- _What you have to do_
Write out each line in which the string "this" is present.

** Start **

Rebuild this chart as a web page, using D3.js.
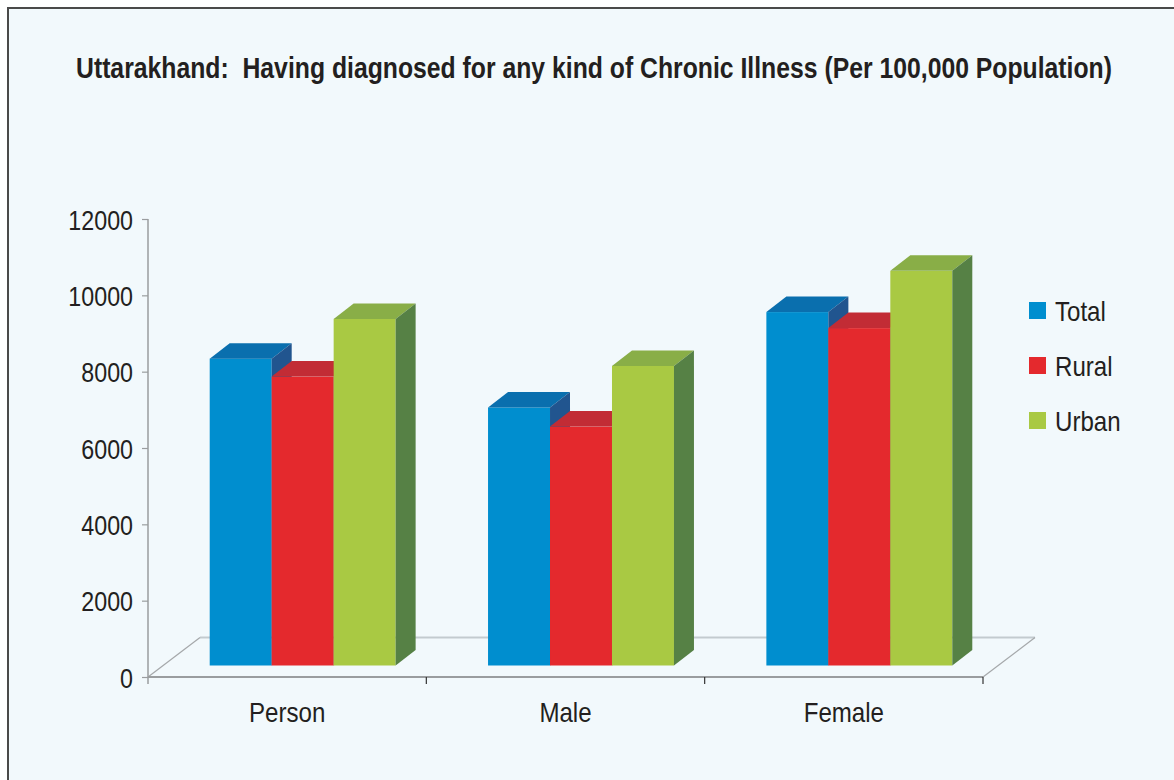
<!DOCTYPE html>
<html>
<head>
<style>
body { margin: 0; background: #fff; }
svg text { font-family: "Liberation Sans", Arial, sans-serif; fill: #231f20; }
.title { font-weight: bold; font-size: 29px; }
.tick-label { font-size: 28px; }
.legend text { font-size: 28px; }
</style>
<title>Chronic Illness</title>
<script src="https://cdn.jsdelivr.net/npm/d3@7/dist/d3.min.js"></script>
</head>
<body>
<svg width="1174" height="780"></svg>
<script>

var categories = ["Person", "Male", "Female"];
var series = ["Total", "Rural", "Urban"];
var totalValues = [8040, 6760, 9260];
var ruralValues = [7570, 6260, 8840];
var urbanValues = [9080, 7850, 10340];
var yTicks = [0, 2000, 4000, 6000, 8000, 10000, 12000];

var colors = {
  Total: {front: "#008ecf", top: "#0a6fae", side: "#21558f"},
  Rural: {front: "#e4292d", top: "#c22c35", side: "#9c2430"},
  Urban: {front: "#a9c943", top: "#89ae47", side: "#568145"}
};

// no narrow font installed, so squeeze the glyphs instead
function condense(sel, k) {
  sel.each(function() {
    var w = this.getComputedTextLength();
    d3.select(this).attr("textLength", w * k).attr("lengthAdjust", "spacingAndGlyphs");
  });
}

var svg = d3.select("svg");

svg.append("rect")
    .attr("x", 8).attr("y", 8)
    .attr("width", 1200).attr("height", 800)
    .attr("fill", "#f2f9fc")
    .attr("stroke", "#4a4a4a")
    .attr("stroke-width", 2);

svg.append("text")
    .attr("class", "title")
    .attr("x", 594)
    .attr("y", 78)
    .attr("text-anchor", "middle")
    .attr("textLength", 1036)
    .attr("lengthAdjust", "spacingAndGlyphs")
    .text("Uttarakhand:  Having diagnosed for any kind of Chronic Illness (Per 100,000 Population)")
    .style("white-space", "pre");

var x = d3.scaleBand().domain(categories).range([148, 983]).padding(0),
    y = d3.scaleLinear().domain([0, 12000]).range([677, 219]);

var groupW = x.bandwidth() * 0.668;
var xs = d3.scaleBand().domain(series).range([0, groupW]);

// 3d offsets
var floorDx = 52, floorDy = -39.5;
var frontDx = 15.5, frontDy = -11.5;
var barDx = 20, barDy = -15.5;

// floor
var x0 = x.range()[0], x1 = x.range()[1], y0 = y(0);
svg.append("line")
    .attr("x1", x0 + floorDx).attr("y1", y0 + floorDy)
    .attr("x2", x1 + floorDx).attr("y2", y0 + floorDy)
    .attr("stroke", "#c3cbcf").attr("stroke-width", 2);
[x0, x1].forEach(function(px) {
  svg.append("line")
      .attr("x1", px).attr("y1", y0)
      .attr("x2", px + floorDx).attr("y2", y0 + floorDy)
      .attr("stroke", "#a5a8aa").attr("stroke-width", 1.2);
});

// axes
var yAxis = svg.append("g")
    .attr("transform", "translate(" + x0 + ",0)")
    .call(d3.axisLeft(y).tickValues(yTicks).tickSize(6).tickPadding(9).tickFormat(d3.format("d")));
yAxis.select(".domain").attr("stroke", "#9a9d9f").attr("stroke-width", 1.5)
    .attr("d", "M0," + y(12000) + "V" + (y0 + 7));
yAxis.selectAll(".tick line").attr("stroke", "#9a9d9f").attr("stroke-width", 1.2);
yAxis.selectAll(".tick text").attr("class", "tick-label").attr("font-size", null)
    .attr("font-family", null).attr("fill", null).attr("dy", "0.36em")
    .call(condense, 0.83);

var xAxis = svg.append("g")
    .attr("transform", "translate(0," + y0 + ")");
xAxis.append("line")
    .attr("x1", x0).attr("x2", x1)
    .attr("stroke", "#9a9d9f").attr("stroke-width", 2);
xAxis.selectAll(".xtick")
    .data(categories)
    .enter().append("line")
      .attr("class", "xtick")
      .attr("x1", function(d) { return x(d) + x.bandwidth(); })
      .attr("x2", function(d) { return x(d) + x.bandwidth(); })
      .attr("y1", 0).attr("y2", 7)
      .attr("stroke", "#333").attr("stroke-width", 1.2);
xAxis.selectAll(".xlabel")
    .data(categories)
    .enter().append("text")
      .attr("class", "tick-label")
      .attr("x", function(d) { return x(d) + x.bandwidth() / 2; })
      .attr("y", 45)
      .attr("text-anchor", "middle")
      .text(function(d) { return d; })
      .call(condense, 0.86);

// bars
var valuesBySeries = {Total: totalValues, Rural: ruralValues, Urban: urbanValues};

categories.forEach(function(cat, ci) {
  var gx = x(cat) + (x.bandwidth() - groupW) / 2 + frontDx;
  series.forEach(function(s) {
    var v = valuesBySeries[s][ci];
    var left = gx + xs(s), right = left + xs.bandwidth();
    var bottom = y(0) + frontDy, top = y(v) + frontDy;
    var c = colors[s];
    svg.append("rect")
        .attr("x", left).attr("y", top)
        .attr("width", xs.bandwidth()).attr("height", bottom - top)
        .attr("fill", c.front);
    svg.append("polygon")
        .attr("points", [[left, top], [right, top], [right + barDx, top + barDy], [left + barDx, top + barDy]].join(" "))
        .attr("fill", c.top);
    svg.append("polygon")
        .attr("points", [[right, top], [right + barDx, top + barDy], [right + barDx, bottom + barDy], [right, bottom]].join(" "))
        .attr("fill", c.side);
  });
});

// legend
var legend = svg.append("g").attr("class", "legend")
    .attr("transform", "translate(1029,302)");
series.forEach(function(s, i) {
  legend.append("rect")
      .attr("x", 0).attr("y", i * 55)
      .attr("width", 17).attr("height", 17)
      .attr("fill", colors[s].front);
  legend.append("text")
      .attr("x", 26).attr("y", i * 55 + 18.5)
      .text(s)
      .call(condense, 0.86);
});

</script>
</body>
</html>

** End **

- _Task solution_
Rebuild this chart as a web page, using D3.js.
    var w = this.getComputedTextLength();
    d3.select(this).attr("textLength", w * k).attr("lengthAdjust", "spacingAndGlyphs");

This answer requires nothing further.